Information provided
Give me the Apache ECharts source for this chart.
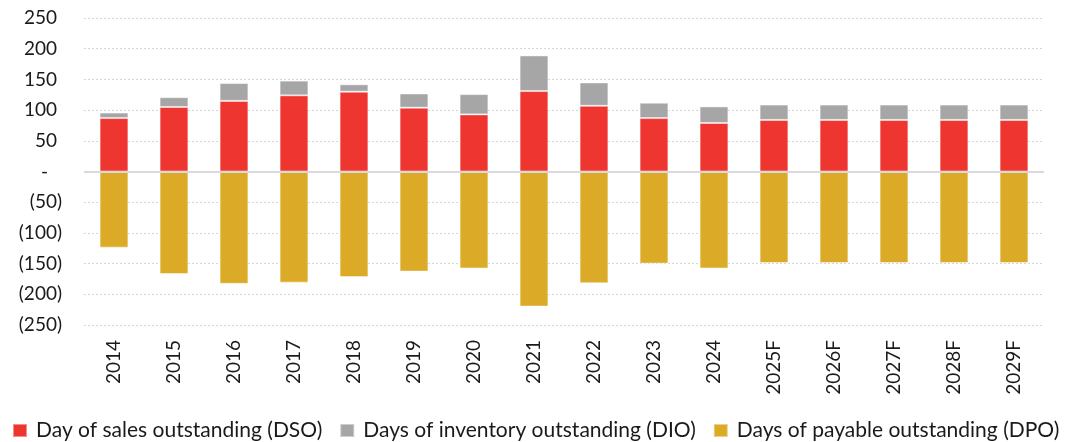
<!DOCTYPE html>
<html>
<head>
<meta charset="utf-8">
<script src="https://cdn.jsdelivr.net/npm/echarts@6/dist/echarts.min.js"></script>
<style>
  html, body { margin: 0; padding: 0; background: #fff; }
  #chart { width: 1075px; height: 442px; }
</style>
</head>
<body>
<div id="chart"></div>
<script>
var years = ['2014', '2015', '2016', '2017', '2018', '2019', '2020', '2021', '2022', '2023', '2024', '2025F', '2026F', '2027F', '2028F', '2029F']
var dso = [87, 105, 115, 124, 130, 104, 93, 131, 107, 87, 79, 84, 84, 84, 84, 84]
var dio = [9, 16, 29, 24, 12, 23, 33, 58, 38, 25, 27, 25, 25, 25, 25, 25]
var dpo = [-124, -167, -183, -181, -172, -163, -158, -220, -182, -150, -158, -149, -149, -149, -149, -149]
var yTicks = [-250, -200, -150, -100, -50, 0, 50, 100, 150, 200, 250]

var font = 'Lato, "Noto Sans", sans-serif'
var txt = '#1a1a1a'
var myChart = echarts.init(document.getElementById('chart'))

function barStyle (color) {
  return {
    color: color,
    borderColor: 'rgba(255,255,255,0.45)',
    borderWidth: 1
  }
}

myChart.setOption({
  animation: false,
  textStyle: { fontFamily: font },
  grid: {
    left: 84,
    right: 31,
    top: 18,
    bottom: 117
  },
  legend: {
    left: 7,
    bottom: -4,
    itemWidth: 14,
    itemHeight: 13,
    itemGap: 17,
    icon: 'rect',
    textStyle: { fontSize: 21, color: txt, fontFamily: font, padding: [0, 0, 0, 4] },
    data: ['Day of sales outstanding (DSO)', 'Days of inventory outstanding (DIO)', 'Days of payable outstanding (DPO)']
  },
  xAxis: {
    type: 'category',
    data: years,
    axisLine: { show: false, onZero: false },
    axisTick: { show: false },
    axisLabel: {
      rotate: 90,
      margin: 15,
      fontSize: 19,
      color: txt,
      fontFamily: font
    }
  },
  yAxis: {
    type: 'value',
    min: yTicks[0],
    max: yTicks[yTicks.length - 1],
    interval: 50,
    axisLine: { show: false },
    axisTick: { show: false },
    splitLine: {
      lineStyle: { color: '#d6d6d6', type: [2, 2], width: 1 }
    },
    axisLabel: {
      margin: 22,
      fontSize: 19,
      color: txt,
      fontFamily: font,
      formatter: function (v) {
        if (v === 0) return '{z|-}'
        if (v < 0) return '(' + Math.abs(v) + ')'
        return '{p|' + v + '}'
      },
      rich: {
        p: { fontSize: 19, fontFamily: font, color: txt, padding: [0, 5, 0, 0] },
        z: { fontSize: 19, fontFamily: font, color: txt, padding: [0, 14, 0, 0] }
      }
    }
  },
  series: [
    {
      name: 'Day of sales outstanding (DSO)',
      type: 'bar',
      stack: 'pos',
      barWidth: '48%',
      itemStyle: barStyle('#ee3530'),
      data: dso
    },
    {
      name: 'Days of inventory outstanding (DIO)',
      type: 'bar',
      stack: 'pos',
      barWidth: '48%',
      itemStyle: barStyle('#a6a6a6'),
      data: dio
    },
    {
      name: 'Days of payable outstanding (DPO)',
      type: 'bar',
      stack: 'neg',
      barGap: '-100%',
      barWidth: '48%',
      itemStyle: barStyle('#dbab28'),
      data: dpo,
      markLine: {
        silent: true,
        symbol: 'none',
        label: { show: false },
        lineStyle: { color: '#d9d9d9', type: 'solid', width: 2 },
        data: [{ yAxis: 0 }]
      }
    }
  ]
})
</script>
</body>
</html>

Exercise requirements
Reproduce the listing word for word and omit its pictures.

Answer to this task
Give me the Apache ECharts source for this chart.
<!DOCTYPE html>
<html>
<head>
<meta charset="utf-8">
<script src="https://cdn.jsdelivr.net/npm/echarts@6/dist/echarts.min.js"></script>
<style>
  html, body { margin: 0; padding: 0; background: #fff; }
  #chart { width: 1075px; height: 442px; }
</style>
</head>
<body>
<div id="chart"></div>
<script>
var years = ['2014', '2015', '2016', '2017', '2018', '2019', '2020', '2021', '2022', '2023', '2024', '2025F', '2026F', '2027F', '2028F', '2029F']
var dso = [87, 105, 115, 124, 130, 104, 93, 131, 107, 87, 79, 84, 84, 84, 84, 84]
var dio = [9, 16, 29, 24, 12, 23, 33, 58, 38, 25, 27, 25, 25, 25, 25, 25]
var dpo = [-124, -167, -183, -181, -172, -163, -158, -220, -182, -150, -158, -149, -149, -149, -149, -149]
var yTicks = [-250, -200, -150, -100, -50, 0, 50, 100, 150, 200, 250]

var font = 'Lato, "Noto Sans", sans-serif'
var txt = '#1a1a1a'
var myChart = echarts.init(document.getElementById('chart'))

function barStyle (color) {
  return {
    color: color,
    borderColor: 'rgba(255,255,255,0.45)',
    borderWidth: 1
  }
}

myChart.setOption({
  animation: false,
  textStyle: { fontFamily: font },
  grid: {
    left: 84,
    right: 31,
    top: 18,
    bottom: 117
  },
  legend: {
    left: 7,
    bottom: -4,
    itemWidth: 14,
    itemHeight: 13,
    itemGap: 17,
    icon: 'rect',
    textStyle: { fontSize: 21, color: txt, fontFamily: font, padding: [0, 0, 0, 4] },
    data: ['Day of sales outstanding (DSO)', 'Days of inventory outstanding (DIO)', 'Days of payable outstanding (DPO)']
  },
  xAxis: {
    type: 'category',
    data: years,
    axisLine: { show: false, onZero: false },
    axisTick: { show: false },
    axisLabel: {
      rotate: 90,
      margin: 15,
      fontSize: 19,
      color: txt,
      fontFamily: font
    }
  },
  yAxis: {
    type: 'value',
    min: yTicks[0],
    max: yTicks[yTicks.length - 1],
    interval: 50,
    axisLine: { show: false },
    axisTick: { show: false },
    splitLine: {
      lineStyle: { color: '#d6d6d6', type: [2, 2], width: 1 }
    },
    axisLabel: {
      margin: 22,
      fontSize: 19,
      color: txt,
      fontFamily: font,
      formatter: function (v) {
        if (v === 0) return '{z|-}'
        if (v < 0) return '(' + Math.abs(v) + ')'
        return '{p|' + v + '}'
      },
      rich: {
        p: { fontSize: 19, fontFamily: font, color: txt, padding: [0, 5, 0, 0] },
        z: { fontSize: 19, fontFamily: font, color: txt, padding: [0, 14, 0, 0] }
      }
    }
  },
  series: [
    {
      name: 'Day of sales outstanding (DSO)',
      type: 'bar',
      stack: 'pos',
      barWidth: '48%',
      itemStyle: barStyle('#ee3530'),
      data: dso
    },
    {
      name: 'Days of inventory outstanding (DIO)',
      type: 'bar',
      stack: 'pos',
      barWidth: '48%',
      itemStyle: barStyle('#a6a6a6'),
      data: dio
    },
    {
      name: 'Days of payable outstanding (DPO)',
      type: 'bar',
      stack: 'neg',
      barGap: '-100%',
      barWidth: '48%',
      itemStyle: barStyle('#dbab28'),
      data: dpo,
      markLine: {
        silent: true,
        symbol: 'none',
        label: { show: false },
        lineStyle: { color: '#d9d9d9', type: 'solid', width: 2 },
        data: [{ yAxis: 0 }]
      }
    }
  ]
})
</script>
</body>
</html>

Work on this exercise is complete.